In April this year the IFC (International Finance Corporation, the private sector funding arm of the World Bank) provided CBH with a loan of $25 million, convertible to shares within two and a half years from disbursement, to fund its African expansion plans. Apart from the money to increase production and set up new operations, this is a massive vote of confidence from an organisation committed to helping African economies and companies that catalyse growth. “Africa needs dynamic regional agribusiness companies that help encourage competitiveness and can expand successful models outside their home markets,” said Saleem Karimjee, IFC Senior Country Manager for Southern Africa.
With increasing urbanisation and disposable incomes, per capita meat consumption is expected to double in Africa by 2030, particularly that of poultry, which is cheaper relative to other meats.. “We are spending $15.5 million in Zambia on upgrading our hatchery from 380,000 to a million birds a week” Also in Zambia, CBH has bought a 'grandparents' farm. Hatchlings become the great-grandparent flock, which produce grandparent stock, which in turn produce parent stock – it is the offspring of the parent stock that are raised for meat production, so the operation in Zambia will supply Angola, Zimbabwe, Botswana, Mozambique, Malawi and Uganda with the parent stock for breeding.
These are all territories that Kevin James and his associates know well. However the biggest prize of all in Africa is Nigeria, its most populous and diverse country. CBH is actively and currently moving into Nigeria with a turnkey project, he explains, in partnership with four partners who came from Zimbabwe eight years ago at the express invitation of the then president Olasegun Obasanjo. Obasanjo gave each of them 1,000 hectares near the western city of Ilorin.

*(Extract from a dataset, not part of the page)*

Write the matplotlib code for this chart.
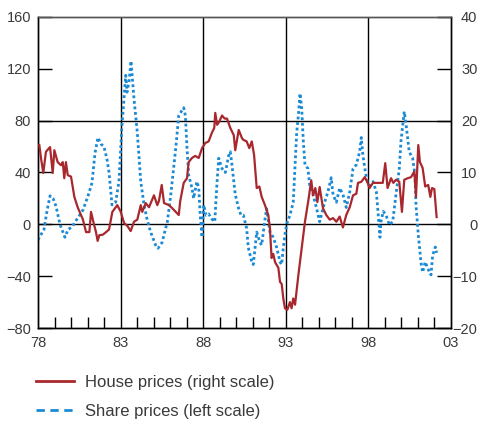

Kevin James is very excited by the project. “With 4,000 hectares at our disposal we will have a breeding operation, a feed mill, and a broiler operation there, doing 250,000 birds per week by the end of this year. We will be supplying KFC in Lagos and the local market there.” Many people think that Nigeria is a difficult market to crack, and are put off by reports of inter-community conflict. Well, that does not apply in Kwara State, he observes, where Muslims and Christians coexist harmoniously. And he has found Nigeria to be the most collaborative of the many African governments he has worked with when it comes to cutting the red tape associated with getting permits, arranging investment and the like.
The Nigerian operation is already in pilot production, processing 25,000 birds a week, and the feed mills and houses are under construction. It will be in full production by the end of 2014, with a target output of 100,000 birds a week – with no lack of demand from a population that is both affluent and famously fond of chicken. The area is already benefiting: “We are empowering a lot of the farmers there,” says James. “We buy 90 percent of our maize from the Ilorin area, and we give them soya bean seed for them to grow and supply back to us.”
Wherever there is a need for poultry in Africa, Country Bird will be present, he promises. “We have a training school in Zambia for people who know about farming and want to go into poultry. That gives us a real edge, having high calibre managers at our disposal.” Trainees come in from Angola and other territories, and South African staff are trained there for deployment in other countries including the staff needed to supervise the Nigerian business, who recently concluded their training.